De deskundigheid van autopsiearts Dunton kwam ter discussie te staan toen zijn diagnose van shaken baby syndrome als doodsoorzaak van een andere peuter in 2001 werd afgeschoten door de chief medical examiner for the state of Georgia. Een tweede in de zaak tegen Christina geconsulteerde patholoog, Dr. Joseph Burton, is onlangs aangeklaagd vanwege het illegaal verstrekken van opiaten in ruil voor seksuele diensten. De arts die de terneergeslagen Christina ten onrechte antipsychotica voorschreef, Dr. Philippe C. Astin III, is in 2009 tot tien jaar veroordeeld vanwege het illegaal verstrekken van medicijnen. De rechter die Christina veroordeelde tenslotte trad af in 2012 toen er een onderzoek naar zijn juridische wangedrag op gang kwam.

Publieke druk

Het is bitter dat Christina Boyer mogelijk betere kansen op vrijlating had gehad als zij wél tot de doodstraf was veroordeeld: in Georgia (en ook in andere staten) zijn er verschillende organisaties die zich inzetten voor de vele onschuldigen op Death Row. Maar die hebben het zo druk dat levenslang of langdurig onschuldig gestraften aan hun lot worden overgelaten – tenzij hun onschuld met nieuw DNA-onderzoek aan te tonen is.

Binnenkort vertrek ik opnieuw naar Georgia voor verdere pogingen om Christina’s zaak vlot te trekken. Allereerst zoek ik naar juridische wegen door samenwerking met een post-conviction advocaat.

Verder probeer ik publieke druk op te bouwen door een coalitie van academici, kunstenaars en media te organiseren.
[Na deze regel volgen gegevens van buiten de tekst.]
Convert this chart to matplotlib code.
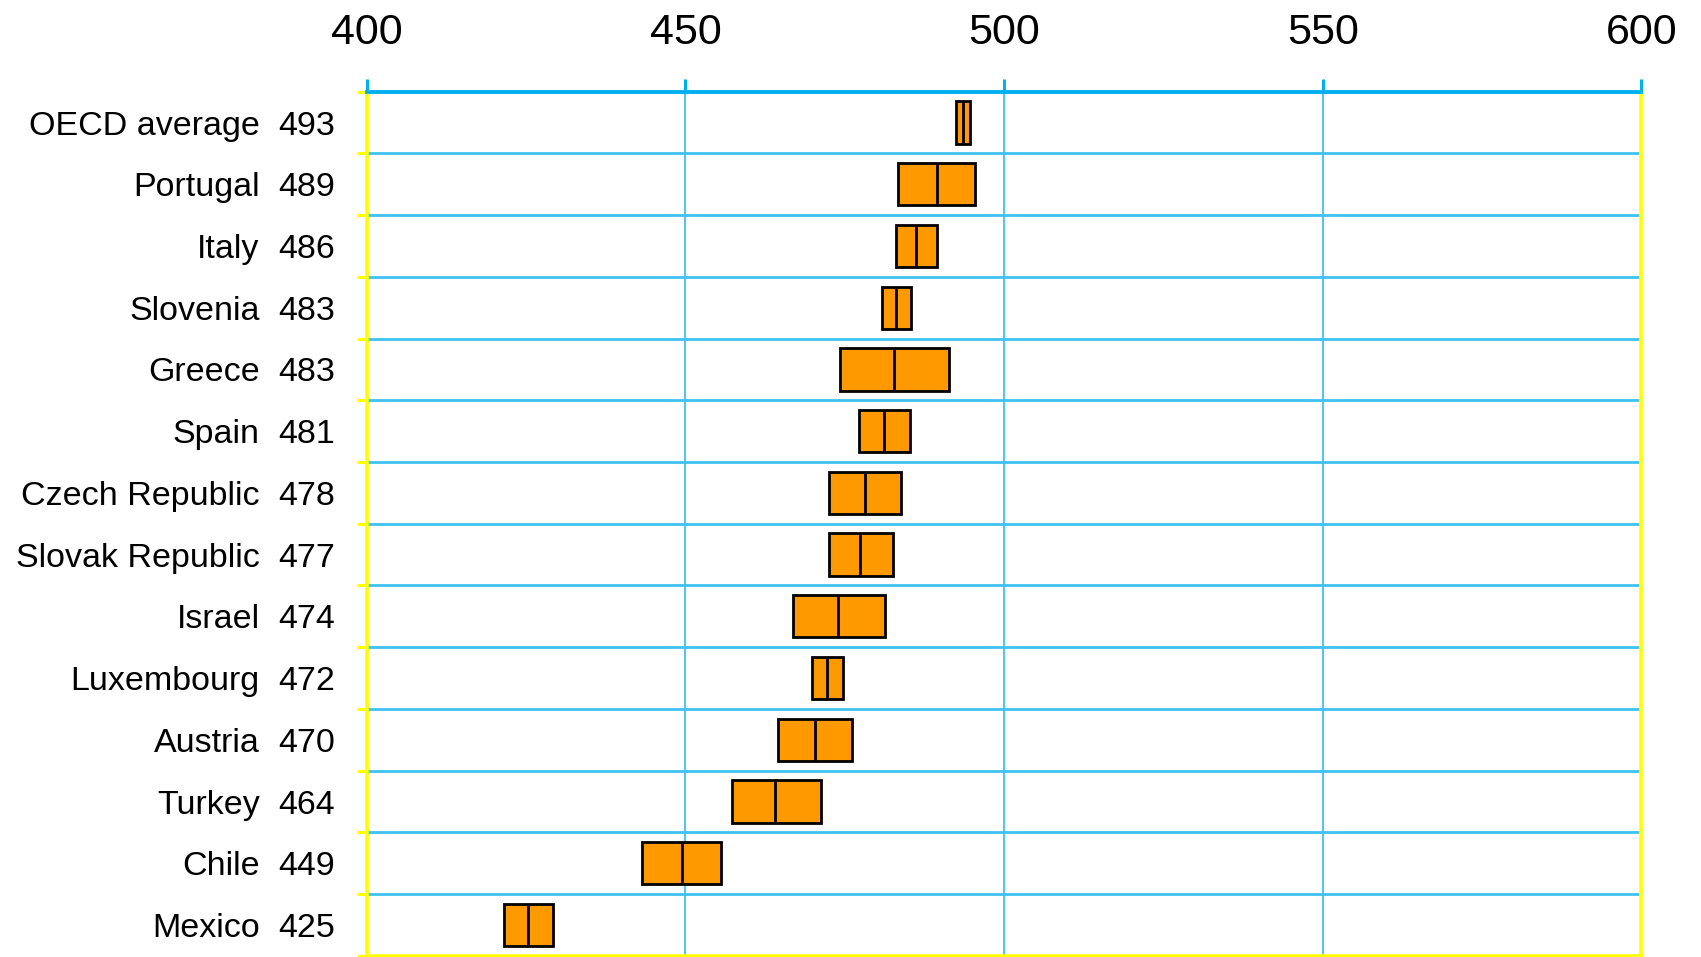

Ik heb verkennende gesprekken gehad met de producent van een succesvolle podcast (The Atlanta Monster, met 30 miljoen downloads) en met mensen in de filmindustrie (die dankzij gehaaide belastingmaatregelen deels tot verhuizing van Hollywood naar Atlanta is verleid). Een plaatselijk tijdschrift en de lokale radio interviewden mij. De gelouwerde journaliste Lauren Markham is in onderhandeling met landelijk bladen over een groot artikel over Christina, en een theatermaakster zoekt acteurs in Atlanta om zelf een stuk over haar te schrijven en op te voeren.

Verder reageerde de grootste universiteit van de staat Georgia gretig: op 23 oktober zal ik een presentatie houden voor de rechtenfaculteit van de Georgia State University, als opmaat naar de bestudering van de zaak-Boyer door de studenten.

Misschien nog veelbelovender is de respons van een van ’s lands topuniversiteiten, Georgetown University in Washington D.C. Rechtenprofessor Marc Morjé Howard en zijn assistent Martin Tankleff – die zelf zeventien jaar onschuldig vast zat – geven leiding aan een ‘vrijspraakklas’. De studenten zullen zich voorjaar 2019 buigen over Christina’s zaak, en hun onderzoek zal het tweede seizoen van een zesdelige tv-serie worden.

Intussen kreeg ik op 1 oktober, twee dagen na Ambers virtuele dertigste verjaardag, het bericht dat de parole board Christina’s verzoek om voorwaardelijke invrijheidsstelling opnieuw heeft afgewezen: ‘Gegeven de ernst van uw misdrijf heeft u nog niet voldoende tijd gezeten.’ Zij zelf had de brief nog niet ontvangen en kreeg het nieuws telefonisch van mij. Haar hartverscheurende huilbui werd na vijf minuten afgebroken door een computerstem die mij bedankte voor het gesprek.

Over de auteur

Jan Banning (1954) is kunstenaar/fotograaf. Delen van Law&Order zijn gepubliceerd in o.a. Vrij Nederland. Vorige week brachten we zijn verhaal over Susan Kigula, een ter dood veroordeelde Oegandese die erin slaagde het rechtssysteem van haar land te veranderen, en vanavond in het kader van de Europese Dag tegen de Doodstraf een lezing houdt in Utrecht.

De doodstraf in de VS

31 van de 50 Amerikaanse staten plus de federale overheid en het leger kennen nog de doodstraf. In 2016 hebben acht staten – waaronder Georgia –daadwerkelijk executies doorgevoerd. Gemiddeld zitten veroordeelden vijftien jaar op Death Row.